**Aim**
Print exactly, please, the lines from the top of the entries below up to and including the line with "(0,0) rectangle (1128,608);", and nothing else; pictures are excluded.

[Records with drawing code]
'''

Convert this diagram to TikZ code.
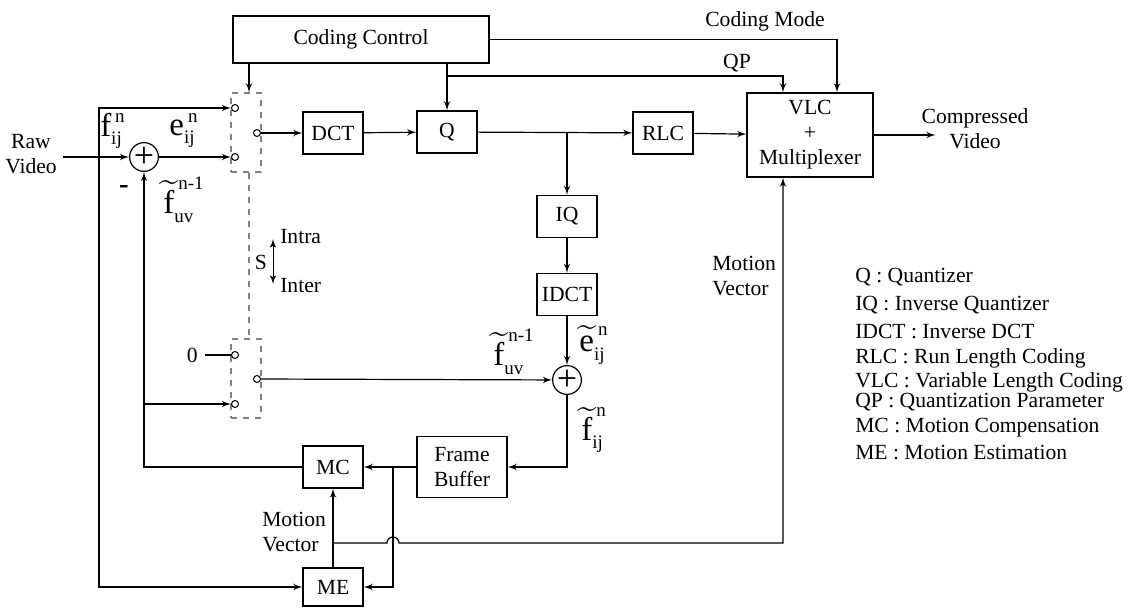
\documentclass[tikz,border=0pt]{standalone}
\usepackage{amsmath}
\usepackage{fontspec}
\setmainfont{Liberation Serif}
\usetikzlibrary{shapes,arrows,positioning,calc}

\newcommand{\scr}[1]{\text{\fontsize{9.5}{9.5}\selectfont #1}}
\newcommand{\sigl}[4]{$#1{\text{#2}}^{\,\scr{#3}}_{\scr{#4}}$}

\begin{document}
\begin{tikzpicture}[
    x=0.5pt, y=-0.5pt,
    line width=0.6pt,
    every node/.style={font=\fontsize{10.8}{12.5}\selectfont},
    block/.style={rectangle, draw, minimum width=30pt, minimum height=21pt, inner sep=0pt, align=center},
    sum/.style={circle, draw, minimum size=12.5pt, inner sep=0pt, font=\fontsize{18}{18}\selectfont},
    term/.style={circle, draw, fill=white, minimum size=3.5pt, inner sep=0pt, line width=0.5pt},
    switchbox/.style={rectangle, draw=gray, dashed, minimum width=15pt, minimum height=39.5pt, inner sep=0pt},
    sig/.style={font=\fontsize{16.5}{18}\selectfont, inner sep=0pt},
    line/.style={draw, -latex'}
]
\useasboundingbox (0,0) rectangle (1128,608);

% Blocks
\node[block, minimum width=128pt, minimum height=23.5pt] (ctrl) at (361,39.5) {Coding Control};
\node[block] (dct) at (333,133) {DCT};
\node[block] (q) at (447,132) {Q};
\node[block] (rlc) at (663,133) {RLC};
\node[block, minimum width=63pt, minimum height=42pt] (vlc) at (810,135) {VLC\\+\\Multiplexer};
\node[block] (iq) at (567,216.5) {IQ};
\node[block] (idct) at (567,294.5) {IDCT};
\node[block, minimum width=45pt, minimum height=30.5pt] (fb) at (462,467) {Frame\\Buffer};
\node[block] (mc) at (333,467) {MC};
\node[block, minimum height=19pt] (me) at (333,587) {ME};

% Adders
\node[sum] (sumA) at (144,157) {+};
\node[sum] (sumB) at (567,380) {+};

% Switches
\node[switchbox] (swA) at (246,132.5) {};
\node[switchbox] (swB) at (246,378.5) {};
\node[term] (tA1) at (235,108) {};
\node[term] (tA2) at (235,157) {};
\node[term] (tAo) at (257,133) {};
\node[term] (tB0) at (235,355) {};
\node[term] (tBo) at (257,379) {};
\node[term] (tB1) at (235,404) {};
\node[anchor=east] (zero) at (205,355) {0};

% Junctions
\coordinate (rawin) at (63,157);
\coordinate (jraw) at (99,157);
\coordinate (qp) at (447,76);
\coordinate (qbr) at (567,133);
\coordinate (fbj) at (393,467);
\coordinate (mvj) at (333,543);
\coordinate (fbk) at (sumA |- tB1);

% Connections
\path [line] (rawin) -- (sumA);
\path [line] (jraw) |- (tA1);
\path [line] (jraw) |- (me.west);
\path [line] (sumA) -- (tA2);
\path [line] ([xshift=1.5pt]ctrl.south -| swA.north) -- ([xshift=1.5pt]swA.north);
\path [line] (tAo) -- (dct);
\path [line] (dct) -- (q);
\path [line] (q) -- (rlc);
\path [line] (rlc) -- (vlc);
\path [line] (ctrl.south -| q.north) -- (q.north);
\path [line] (qp) -| ([xshift=-13.5pt]vlc.north);
\path [line] (ctrl.east) -| ([xshift=13.5pt]vlc.north);
\path [line] (vlc.east) -- ++(31pt,0) coordinate (out);
\path [line] (qbr) -- (iq);
\path [line] (iq) -- (idct);
\path [line] (idct) -- (sumB);
\path [line] (tBo) -- (sumB);
\path [line] (sumB) |- (fb.east);
\path [line] (fb.west) -- (mc.east);
\path [line] (fbj) |- (me.east);
\path [line] (mc.west) -| (sumA);
\path [line] (fbk) -- (tB1);
\path [line] (me) -- (mc);
\path [line] (mvj) -- ($(fbj |- mvj)+(-3pt,0)$) arc[start angle=180, end angle=0, radius=3pt] -| ([xshift=-13.5pt]vlc.south);
\draw (zero.east) -- (tB0);
\draw[gray, dashed] ([xshift=1.5pt]swA.south) -- ([xshift=1.5pt]swB.north);
\draw[latex'-latex', line width=0.5pt] (273,239) coordinate (sup) -- (273,284) coordinate (sdn);

% Labels
\node[align=center] (rawlbl) at (31,154) {Raw\\Video};
\node (cmode) at (765,21) {Coding Mode};
\node (qplbl) at (737,63) {QP};
\node[align=center] (outlbl) at (975,129) {Compressed\\Video};
\node[anchor=west, align=left] (mvA) at (705,276) {Motion\\Vector};
\node[anchor=west, align=left] (mvB) at (255,532) {Motion\\Vector};
\node (slbl) at (261,262) {S};
\node[anchor=west] (intra) at (273,237) {Intra};
\node[anchor=west] (inter) at (273,286) {Inter};
\node[sig] (fA) at (113,131) {\sigl{}{f}{n}{ij}};
\node[sig] (eA) at (184,131) {\sigl{}{e}{n}{ij}};
\node[sig, font=\Large\bfseries] (minus) at (124,190) {-};
\node[sig] (ftA) at (184,200) {\sigl{\widetilde}{f}{n-1}{uv}};
\node[sig] (ftB) at (514,352) {\sigl{\widetilde}{f}{n-1}{uv}};
\node[sig] (etB) at (594,345) {\sigl{\widetilde}{e}{n}{ij}};
\node[sig] (fnB) at (594,430) {\sigl{\widetilde}{f}{n}{ij}};

% Legend
\foreach \ly/\ltxt in {277/{Q : Quantizer}, 305/{IQ : Inverse Quantizer}, 332/{IDCT : Inverse DCT},
    358/{RLC : Run Length Coding}, 382/{VLC : Variable Length Coding}, 402/{QP : Quantization Parameter},
    428/{MC : Motion Compensation}, 453/{ME : Motion Estimation}}
  \node[anchor=west] (lg\ly) at (848,\ly) {\ltxt};

\end{tikzpicture}
\end{document}
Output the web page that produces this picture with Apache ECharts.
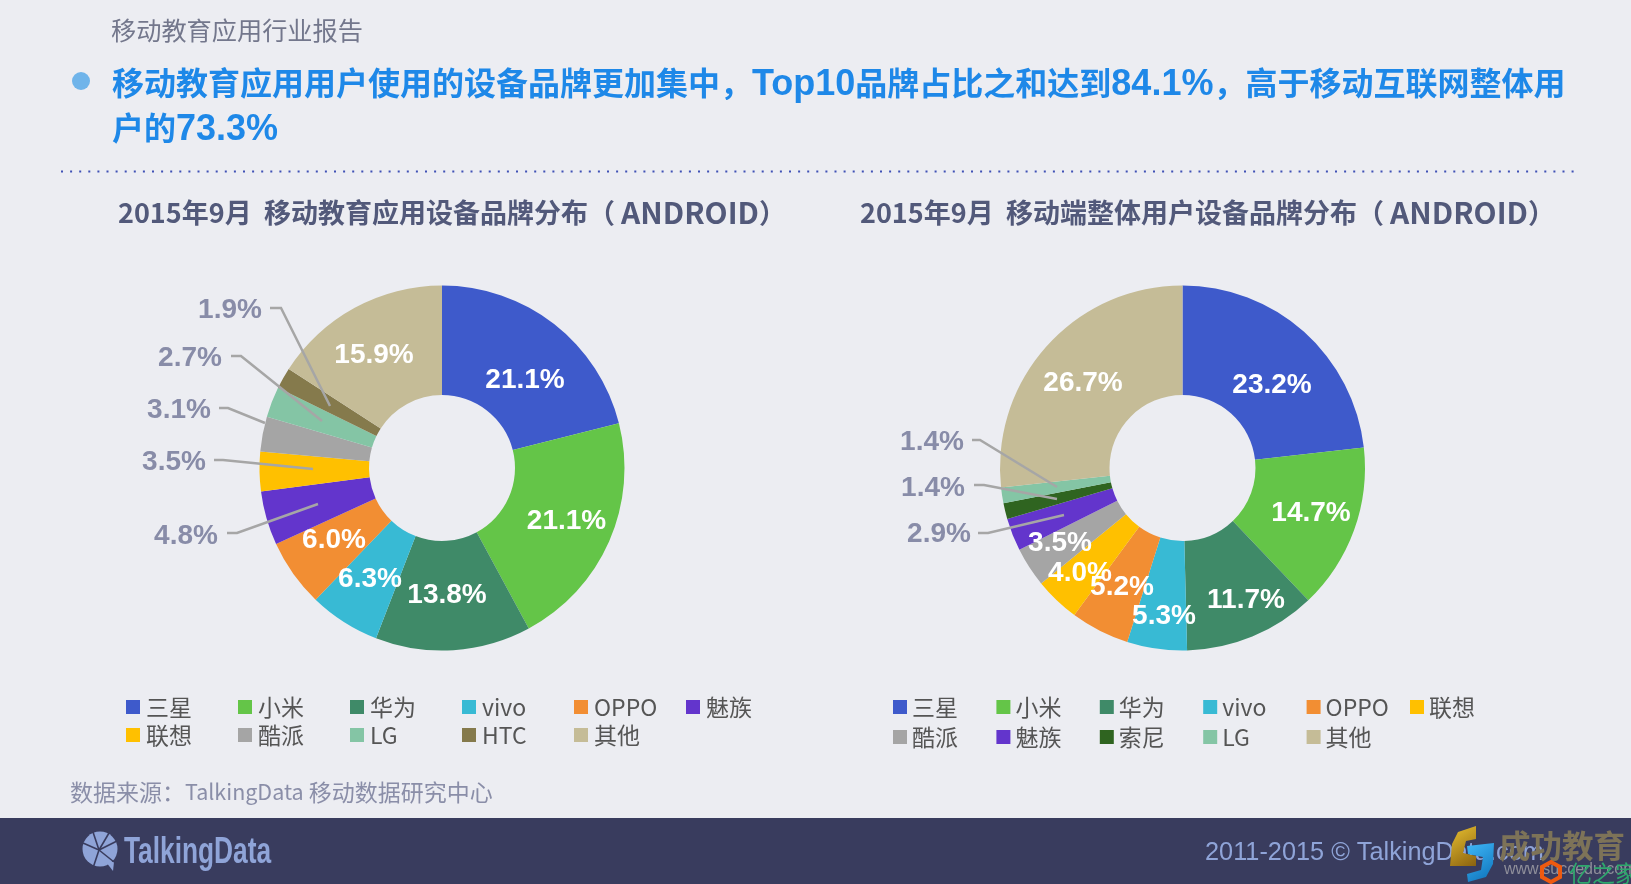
<!DOCTYPE html>
<html><head><meta charset="utf-8">
<style>html,body{margin:0;padding:0;background:#ECEDF2}#c{width:1631px;height:884px}</style>
<script src="https://cdn.jsdelivr.net/npm/echarts@6/dist/echarts.min.js"></script>
</head><body><div id="c"></div>
<script>
// ---- data ----
const reportName = '移动教育应用行业报告';
const headlineLines = ['移动教育应用用户使用的设备品牌更加集中，Top10品牌占比之和达到84.1%，高于移动互联网整体用','户的73.3%'];
const leftTitle = '2015年9月  移动教育应用设备品牌分布（ ANDROID）';
const rightTitle = '2015年9月  移动端整体用户设备品牌分布（ ANDROID）';
const sourceNote = '数据来源：TalkingData 移动数据研究中心';
const leftBrands = ['三星','小米','华为','vivo','OPPO','魅族','联想','酷派','LG','HTC','其他'];
const leftValues = [21.1,21.1,13.8,6.3,6.0,4.8,3.5,3.1,2.7,1.9,15.9];
const rightBrands = ['三星','小米','华为','vivo','OPPO','联想','酷派','魅族','索尼','LG','其他'];
const rightValues = [23.2,14.7,11.7,5.3,5.2,4.0,3.5,2.9,1.4,1.4,26.7];

// ---- styles & layout ----
const brandColor = {'三星':'#3E5ACB','小米':'#64C548','华为':'#3F8A68','vivo':'#38BAD4','OPPO':'#F28E33','魅族':'#6335CC','联想':'#FFC000','酷派':'#A5A5A5','LG':'#84C5A5','HTC':'#857A4C','索尼':'#2F6420','其他':'#C5BC97'};
const CJK = '"Noto Sans CJK SC"';
const LATIN = '"Liberation Sans","Noto Sans CJK SC"';
// label centre [x,y] and optional leader polyline
const leftLabels = [
 [[525,380]],[[566.5,521]],[[447,595]],[[370,579]],[[334,540]],
 [[186,536],[[227,533],[237,533],[318,504]]],
 [[174,462],[[214,460],[223,460],[313,469]]],
 [[179,410],[[219,408],[228,408],[265,423]]],
 [[190,358],[[231,356],[241,356],[322,421]]],
 [[230,310],[[270,308],[281,308],[330,406]]],
 [[374,355]]
];
const rightLabels = [
 [[1272,385]],[[1311,513]],[[1246,600]],[[1164,616]],[[1122,587]],[[1080,573]],[[1060,543]],
 [[939,534],[[978,533],[988,533],[1064,515]]],
 [[933,488],[[974,485],[984,485],[1057,499]]],
 [[932,442],[[972,440],[980,440],[1057,487]]],
 [[1083,383]]
];
function pie(names, values, cx, layout){
  return {
    type:'pie', center:[cx,468], radius:[73,182.5], startAngle:90, silent:true, animation:false,
    avoidLabelOverlap:false,
    data:names.map((n,i)=>({
      name:n, value:values[i],
      itemStyle:{color:brandColor[n]},
      label:{color:layout[i][1]?'#888CA8':'#fff'}
    })),
    labelLine:{show:false},
    label:{show:true,position:'outside',fontFamily:LATIN,fontWeight:'bold',fontSize:28,
      formatter:p=>p.value.toFixed(1)+'%'},
    labelLayout:p=>{
      const l=layout[p.dataIndex];
      return {x:l[0][0],y:l[0][1],align:'center',verticalAlign:'middle'};
    }
  };
}
function legend(names,left,top,w,lineH,pad){
  return {data:names.map(n=>({name:n,icon:'rect'})),left,top,width:690,padding:0,itemWidth:14,itemHeight:14,itemGap:0,
    selectedMode:false,orient:'horizontal',
    textStyle:{fontFamily:CJK,fontSize:23,color:'#555',width:w,lineHeight:lineH,padding:[8,0,0,pad]}};
}
// mixed-script text: Latin runs get their own size
function mixed(text,re){return text.replace(re,m=>'{l|'+m+'}');}
function txt(text,left,cy,size,color,weight,family,latin){
  const lh=Math.round(size*1.4);
  const ts={fontSize:size,color,fontWeight:weight||'normal',fontFamily:family||CJK,lineHeight:lh};
  if(latin)ts.rich={l:{fontSize:latin.size,fontFamily:latin.family,fontWeight:weight||'normal',color,lineHeight:lh,padding:[latin.drop||0,0,0,0]}};
  return {text:latin?mixed(text,latin.re):text,left,top:cy-lh/2,padding:0,textStyle:ts};
}
const FOOT='#393C5E', LOGO='#8FA4D8';
function logoLine(x1,y1,x2,y2){return {type:'line',shape:{x1,y1,x2,y2},style:{stroke:FOOT,lineWidth:1.6},z:12};}
function leaders(layout){
  return layout.filter(l=>l[1]).map(l=>({type:'polyline',z:5,silent:true,shape:{points:l[1]},style:{stroke:'#A6A6A6',lineWidth:2.5,fill:'none'}}));
}
const graphic=[
 {type:'rect',shape:{x:0,y:818,width:1631,height:66},style:{fill:FOOT},z:-1},
 {type:'circle',shape:{cx:81,cy:81,r:9},style:{fill:'#6FB4EA'}},
 {type:'line',shape:{x1:61,y1:171.5,x2:1574,y2:171.5},style:{stroke:'#3F51B5',lineWidth:2,lineDash:[2,7.1]}},
 ...leaders(leftLabels),...leaders(rightLabels),
 {type:'circle',shape:{cx:100,cy:849,r:17.5},style:{fill:LOGO},z:11},
 {type:'polygon',shape:{points:[[106,862],[114,862],[113,871]]},style:{fill:LOGO},z:11},
 logoLine(99,850,93,832),logoLine(99,850,117,841),logoLine(99,850,114,862),logoLine(99,850,93,868),logoLine(99,850,83,843),logoLine(99,850,109,833),
 {type:'text',x:124,y:853,z:11,scaleX:0.73,style:{text:'TalkingData',font:'bold 36px "Liberation Sans"',fill:LOGO,textVerticalAlign:'middle'}},
 {type:'text',x:1205,y:853,z:11,style:{text:'2011-2015 © TalkingData.com',font:'25.3px "Liberation Sans"',fill:LOGO,textVerticalAlign:'middle'}},
 // overlaid watermark
 {type:'polygon',z:13,shape:{points:[[1450,866],[1452,844],[1458,832],[1476,826],[1476,839],[1466,841],[1463,853],[1476,856],[1476,866]]},
  style:{fill:{type:'linear',x:0,y:0,x2:1,y2:1,colorStops:[{offset:0,color:'#E8C030'},{offset:1,color:'#8A6210'}]}}},
 {type:'polygon',z:13,shape:{points:[[1467,846],[1494,843],[1493,864],[1486,877],[1468,882],[1467,874],[1481,870],[1483,857],[1468,854]]},
  style:{fill:{type:'linear',x:0,y:0,x2:1,y2:1,colorStops:[{offset:0,color:'#40B8F8'},{offset:1,color:'#0C70B8'}]}}},
 {type:'text',x:1499,y:846,z:13,style:{text:'成功教育',font:'bold 31.5px "Noto Sans CJK SC"',fill:'#7D7358',textVerticalAlign:'middle'}},
 {type:'text',x:1504,y:870,z:13,style:{text:'www.succedu.com',font:'16px "Liberation Sans"',fill:'#8F8F9A',textVerticalAlign:'middle'}},
 {type:'polygon',z:14,shape:{points:[[1551,862],[1560,867],[1560,877],[1551,882],[1542,877],[1542,867]]},style:{fill:'none',stroke:'#EE5A10',lineWidth:4}},
 {type:'text',x:1569,y:873,z:14,style:{text:'亿之家',font:'23px "Noto Sans CJK SC"',fill:'#2EA86D',textVerticalAlign:'middle'}}
];
const headLatin={size:36,family:'"Liberation Sans"',re:/[A-Za-z0-9.%]+/g,drop:5};
const titleLatin={size:30,family:'"Noto Sans CJK SC"',re:/ANDROID/g};
const srcLatin={size:21.5,family:'"Noto Sans CJK SC"',re:/TalkingData/g};
const option={
  backgroundColor:'#ECEDF2',animation:false,
  title:[
    txt(reportName,111,30,25.2,'#73778C'),
    txt(headlineLines[0],112,83,32,'#1E88E8','bold',CJK,headLatin),
    txt(headlineLines[1],112,128,32,'#1E88E8','bold',CJK,headLatin),
    txt(leftTitle,118,212.5,27,'#52597A','bold',CJK,titleLatin),
    txt(rightTitle,860,212.5,27,'#52597A','bold',CJK,titleLatin),
    txt(sourceNote,70,792,23,'#8A8EA8',null,CJK,srcLatin)
  ],
  legend:[legend(leftBrands,126,693,92,20,1),legend(rightBrands,893,692,84.4,22,0)],
  series:[pie(leftBrands,leftValues,442,leftLabels),pie(rightBrands,rightValues,1182.5,rightLabels)],
  graphic
};
const chart=echarts.init(document.getElementById('c'),null,{renderer:'canvas'});
chart.setOption(option);
</script></body></html>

'''

**Written answer**
Convert this diagram to TikZ code.
\documentclass[tikz,border=0pt]{standalone}
\usepackage{amsmath}
\usepackage{fontspec}
\setmainfont{Liberation Serif}
\usetikzlibrary{shapes,arrows,positioning,calc}

\newcommand{\scr}[1]{\text{\fontsize{9.5}{9.5}\selectfont #1}}
\newcommand{\sigl}[4]{$#1{\text{#2}}^{\,\scr{#3}}_{\scr{#4}}$}

\begin{document}
\begin{tikzpicture}[
    x=0.5pt, y=-0.5pt,
    line width=0.6pt,
    every node/.style={font=\fontsize{10.8}{12.5}\selectfont},
    block/.style={rectangle, draw, minimum width=30pt, minimum height=21pt, inner sep=0pt, align=center},
    sum/.style={circle, draw, minimum size=12.5pt, inner sep=0pt, font=\fontsize{18}{18}\selectfont},
    term/.style={circle, draw, fill=white, minimum size=3.5pt, inner sep=0pt, line width=0.5pt},
    switchbox/.style={rectangle, draw=gray, dashed, minimum width=15pt, minimum height=39.5pt, inner sep=0pt},
    sig/.style={font=\fontsize{16.5}{18}\selectfont, inner sep=0pt},
    line/.style={draw, -latex'}
]
\useasboundingbox (0,0) rectangle (1128,608);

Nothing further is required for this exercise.